**Exercise prompt:** List all the lines in these records that hold "this".

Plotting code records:
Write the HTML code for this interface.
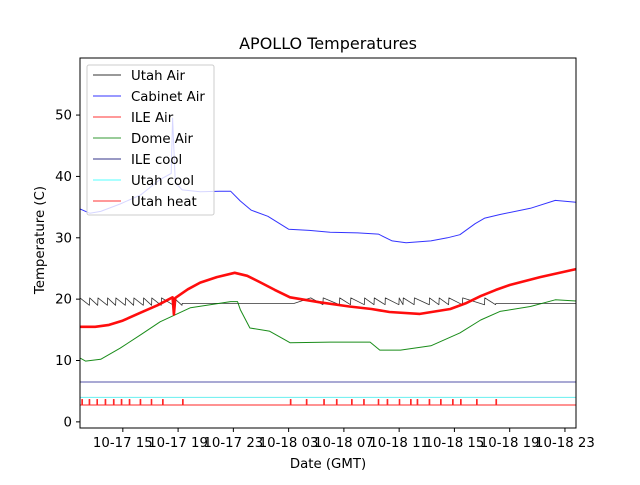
<!DOCTYPE html>
<html><head><meta charset="utf-8"><style>
html,body{margin:0;padding:0;background:#fff;}
svg text{font-family:"DejaVu Sans","Liberation Sans",sans-serif;fill:#000;}
</style></head><body>
<svg id="chart" width="640" height="480" xmlns="http://www.w3.org/2000/svg">
<rect width="640" height="480" fill="#fff"/>
<g id="series"></g>
<g id="axes"></g>
<text x="328" y="49" font-size="16" text-anchor="middle">APOLLO Temperatures</text>
<text x="328" y="468" font-size="13.3" text-anchor="middle">Date (GMT)</text>
<text transform="translate(44,240) rotate(-90)" font-size="13.3" text-anchor="middle">Temperature (C)</text>
<g id="legend"></g>
</svg>
<script>
const xTickHours=[15,19,23,27,31,35,39,43,47];
const xTickLabels=["10-17 15","10-17 19","10-17 23","10-18 03","10-18 07","10-18 11","10-18 15","10-18 19","10-18 23"];
const yTicks=[0,10,20,30,40,50];
const cabinetT=[11.9,12.6,13.4,14.8,16.3,17.7,18.5,18.6,18.8,19.3,20.6,22,22.8,23.5,24.3,25.5,27,28.5,30,32,33.5,34.5,35.5,37.3,38.5,39.4,40.5,41.2,42.3,44.5,46.3,47.8];
const cabinetV=[34.7,34,34.3,35.5,37,39.5,40.5,49.5,39,37.8,37.5,37.6,37.6,36,34.5,33.5,31.4,31.2,30.9,30.8,30.6,29.5,29.2,29.5,30,30.5,32.3,33.2,33.8,34.8,36.1,35.8];
const ileAirT=[11.9,13,14,15,16.3,17.5,18.6,18.7,18.8,19.7,20.6,21.8,23.1,24.0,24.9,26,27.1,29.2,31.4,33,34.3,36.5,38.7,39.8,40.9,42,43,45.2,47.8];
const ileAirV=[15.5,15.5,15.8,16.5,17.8,19.0,20.3,17.5,20.2,21.6,22.7,23.6,24.3,23.8,22.8,21.5,20.3,19.5,18.8,18.4,17.9,17.6,18.4,19.3,20.5,21.5,22.3,23.6,24.9];
const domeT=[11.9,12.3,13.4,14.8,16.3,17.7,19.9,22.8,23.3,23.5,24.2,25.6,26.7,27.1,30,32.9,33.6,35.1,37.3,39.4,40.9,42.3,44.5,46.3,47.8];
const domeV=[10.4,9.9,10.2,12,14.2,16.3,18.6,19.6,19.6,18.3,15.3,14.8,13.4,12.9,13,13,11.7,11.7,12.4,14.5,16.6,18,18.8,19.9,19.7];
const utahTeethA=[11.9,12.6,13.2,13.9,14.5,15.2,15.8,16.5,17.1,17.8,18.7];
const utahTeethB=[28.6,29.5,30.7,31.5,32.5,33.2,34,35,35.3,36.1,37.2,37.9,38.6,39.6,41.2];
const utahBaseT=[19.3,27.4,42,47.8];
const utahBaseV=[19.3,19.3,19.3,19.3];
const ileCoolV=6.5, utahCoolV=4.0, utahHeatBase=2.75, utahHeatOn=3.65;
const heatPulses=[12.03,12.56,13.12,13.72,14.32,14.88,15.46,16.25,17.05,17.87,19.32,27.12,28.28,29.54,30.46,31.55,32.43,33.48,34.13,35.0,35.82,36.3,37.17,37.99,38.86,39.44,40.6,42.0];
const X0=80,X1=576,Y0=58,Y1=428;
const hMin=11.9,hMax=47.8,vMin=-1.0,vMax=59.3;
const xs=h=>X0+(h-hMin)/(hMax-hMin)*(X1-X0);
const ys=v=>Y1-(v-vMin)/(vMax-vMin)*(Y1-Y0);
const NS="http://www.w3.org/2000/svg";
function mk(tag,attrs,parent){const e=document.createElementNS(NS,tag);for(const k in attrs)e.setAttribute(k,attrs[k]);parent.appendChild(e);return e;}
const S=document.getElementById('series'),A=document.getElementById('axes'),L=document.getElementById('legend');
function poly(T,V,color,w,name,op){
  const p=T.map((t,i)=>xs(Math.max(hMin,t)).toFixed(1)+','+ys(V[i]).toFixed(1)).join(' ');
  const e=mk('polyline',{points:p,fill:'none',stroke:color,'stroke-width':w,'stroke-opacity':op,'stroke-linejoin':'round'},S);
  
  
}
function hline(v,color,name,op,w){const e=mk('line',{x1:X0,x2:X1,y1:ys(v),y2:ys(v),stroke:color,'stroke-width':w,'stroke-opacity':op},S);
  
  }
hline(ileCoolV,'#000080','ile-cool-line',0.45,1.5);
hline(utahCoolV,'#00e5e5','utah-cool-line',0.6,1);
{const hp=[];hp.push([hMin,utahHeatBase]);heatPulses.forEach(t=>{const tt=Math.max(hMin,t);hp.push([tt,utahHeatBase],[tt,utahHeatOn],[tt+0.05,utahHeatOn],[tt+0.05,utahHeatBase]);});hp.push([hMax,utahHeatBase]);
 poly(hp.map(a=>a[0]),hp.map(a=>a[1]),'#ff0000',1,'utah-heat-line',0.85);}
{const T=[],V=[];
 utahTeethA.forEach((t,i)=>{const nx=i<utahTeethA.length-1?utahTeethA[i+1]:19.3;T.push(t,nx-0.02);V.push(20.2,19.0);});
 utahBaseT.slice(0,2).forEach((t,i)=>{T.push(t);V.push(utahBaseV[i]);});
 utahTeethB.forEach((t,i)=>{const nx=i<utahTeethB.length-1?utahTeethB[i+1]:42;T.push(t,nx-0.02);V.push(20.2,19.1);});
 utahBaseT.slice(2).forEach((t,i)=>{T.push(t);V.push(utahBaseV[i+2]);});
 poly(T,V,'#000',0.8,'utah-air-line',0.8);}
poly(domeT,domeV,'#008000',1,'dome-air-line',0.9);
poly(ileAirT,ileAirV,'#ff0000',2.6,'ile-air-line',0.95);
poly(cabinetT,cabinetV,'#0000ff',1,'cabinet-air-line',0.8);
mk('rect',{x:X0,y:Y0,width:X1-X0,height:Y1-Y0,fill:'none',stroke:'#000','stroke-width':1},A);
yTicks.forEach(v=>{const y=ys(v);
 mk('line',{x1:X0-4,x2:X0,y1:y,y2:y,stroke:'#000'},A);
 const t=mk('text',{x:X0-8,y:y+4.5,'font-size':13.3,'text-anchor':'end'},A);t.textContent=v;
 
 });
xTickHours.forEach((h,i)=>{const x=xs(h);
 mk('line',{x1:x,x2:x,y1:Y1,y2:Y1+4,stroke:'#000'},A);
 const t=mk('text',{x:x,y:Y1+19,'font-size':13.3,'text-anchor':'middle'},A);t.textContent=xTickLabels[i];
 
 });
const legNames=["Utah Air","Cabinet Air","ILE Air","Dome Air","ILE cool","Utah cool","Utah heat"];
const legColors=["#333","#3333ff","#ff3333","#339933","#333388","#55ffff","#ff3333"];
mk('rect',{x:87,y:65,width:127,height:150,rx:2,fill:'#fff','fill-opacity':0.8,stroke:'#ccc'},L);
legNames.forEach((n,i)=>{const y=75+i*21;
 const g=mk('g',{},L);
 
 
 mk('line',{x1:93,x2:121,y1:y,y2:y,stroke:legColors[i],'stroke-width':1},g);
 const t=mk('text',{x:131,y:y+5,'font-size':13.3},g);t.textContent=n;});
</script>
</body></html>
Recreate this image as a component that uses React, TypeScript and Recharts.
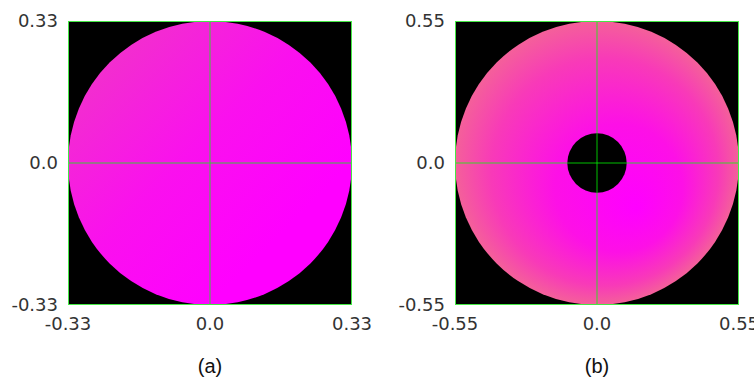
import React from "react";
import { CartesianGrid, Scatter, ScatterChart, XAxis, YAxis } from "recharts";

// panel (a): filled disk
const ticksA = [-0.33, 0, 0.33];
const diskA = [{ x: 0, y: 0, r: 0.33 }];
const holeA: { x: number; y: number; r: number }[] = [];

// panel (b): annulus
const ticksB = [-0.55, 0, 0.55];
const diskB = [{ x: 0, y: 0, r: 0.55 }];
const holeB = [{ x: 0, y: 0, r: 0.115 }];

const PLOT = 284;
const BORDER = "#45e845";

const fmt = (v: number) => (v === 0 ? "0.0" : String(v));
const noDot = () => <g />;

interface PanelProps {
  extent: number;
  ticks: number[];
  disk: { x: number; y: number; r: number }[];
  hole: { x: number; y: number; r: number }[];
  gradient: React.ReactNode;
  gradId: string;
  left: number;
  width: number;
  marginLeft: number;
  caption: string;
}

function Panel({ extent, ticks, disk, hole, gradient, gradId, left, width, marginLeft, caption }: PanelProps) {
  const pxPerUnit = PLOT / (2 * extent);
  const tickStyle = { fontFamily: "DejaVu Sans", fontSize: 18, fill: "#333" };
  const plotLeft = marginLeft + 60;
  const e = extent;
  const frame = [
    { x: -e, y: -e },
    { x: e, y: -e },
    { x: e, y: e },
    { x: -e, y: e },
    { x: -e, y: -e },
  ];
  const hLine = [
    { x: -e, y: 0 },
    { x: e, y: 0 },
  ];
  const vLine = [
    { x: 0, y: -e },
    { x: 0, y: e },
  ];
  return (
    <div style={{ position: "absolute", left, top: 0, width, height: 379 }}>
      <ScatterChart
        width={width}
        height={350}
        margin={{ top: 21, right: width - plotLeft - PLOT, bottom: 15, left: marginLeft }}
      >
        <defs>{gradient}</defs>
        <CartesianGrid fill="#000" horizontal={false} vertical={false} />
        <XAxis
          type="number"
          dataKey="x"
          domain={[-extent, extent]}
          ticks={ticks}
          tickFormatter={fmt}
          tickSize={0}
          tickMargin={12}
          height={30}
          tick={tickStyle}
          axisLine={false}
          interval={0}
          allowDataOverflow
        />
        <YAxis
          type="number"
          dataKey="y"
          domain={[-extent, extent]}
          ticks={ticks}
          tickFormatter={fmt}
          tickSize={0}
          tickMargin={10}
          width={60}
          tick={tickStyle}
          axisLine={false}
          interval={0}
          allowDataOverflow
        />
        <Scatter
          data={disk}
          isAnimationActive={false}
          shape={(p: any) => <circle cx={p.cx} cy={p.cy} r={p.payload.r * pxPerUnit} fill={`url(#${gradId})`} />}
        />
        <Scatter
          data={hole}
          isAnimationActive={false}
          shape={(p: any) => <circle cx={p.cx} cy={p.cy} r={p.payload.r * pxPerUnit} fill="#000" />}
        />
        <Scatter data={hLine} line={{ stroke: "#00ff00", strokeOpacity: 0.5, strokeWidth: 1.5 }} shape={noDot} isAnimationActive={false} />
        <Scatter data={vLine} line={{ stroke: "#00ff00", strokeOpacity: 0.5, strokeWidth: 1.5 }} shape={noDot} isAnimationActive={false} />
        <Scatter data={frame} line={{ stroke: BORDER, strokeWidth: 2, fill: "none" }} shape={noDot} isAnimationActive={false} />
      </ScatterChart>
      <div
        style={{
          position: "absolute",
          left: plotLeft,
          width: PLOT,
          top: 354,
          textAlign: "center",
          fontFamily: "Liberation Sans",
          fontSize: 20,
          color: "#111",
          lineHeight: "24px",
        }}
      >
        {caption}
      </div>
    </div>
  );
}

export default function App() {
  return (
    <div style={{ position: "absolute", left: 0, top: 0, width: 754, height: 379, overflow: "hidden", background: "#fff" }}>
      <Panel
        extent={0.33}
        ticks={ticksA}
        disk={diskA}
        hole={holeA}
        gradId="gA"
        gradient={
          <linearGradient id="gA" x1="0" y1="0" x2="1" y2="1">
            <stop offset={0} stopColor="#ee3cc0" />
            <stop offset={0.45} stopColor="#fa10ee" />
            <stop offset={0.75} stopColor="#ff00ff" />
            <stop offset={1} stopColor="#ff00ff" />
          </linearGradient>
        }
        left={0}
        width={380}
        marginLeft={8}
        caption="(a)"
      />
      <Panel
        extent={0.55}
        ticks={ticksB}
        disk={diskB}
        hole={holeB}
        gradId="gB"
        gradient={
          <radialGradient id="gB" cx="0.5" cy="0.5" r="0.5" fx="0.64" fy="0.66">
            <stop offset={0} stopColor="#ff00ff" />
            <stop offset={0.45} stopColor="#fd10e6" />
            <stop offset={0.8} stopColor="#f83ab8" />
            <stop offset={1} stopColor="#f4609a" />
          </radialGradient>
        }
        left={380}
        width={374}
        marginLeft={15}
        caption="(b)"
      />
    </div>
  );
}
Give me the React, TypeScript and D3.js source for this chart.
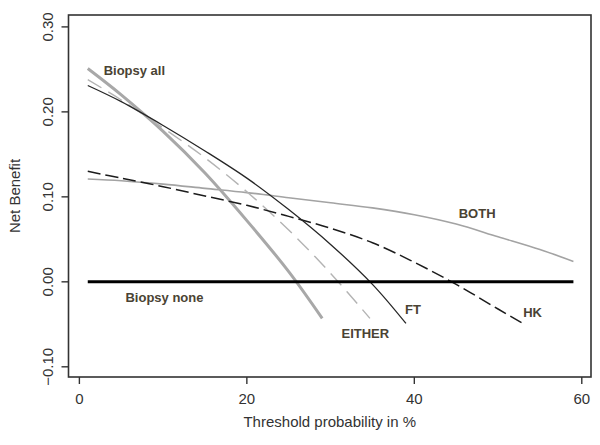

**Reply to the task:**
Write the HTML code for this interface.
Recreate this image as a component that uses React, TypeScript and Recharts.
Give me the React, TypeScript and D3.js source for this chart.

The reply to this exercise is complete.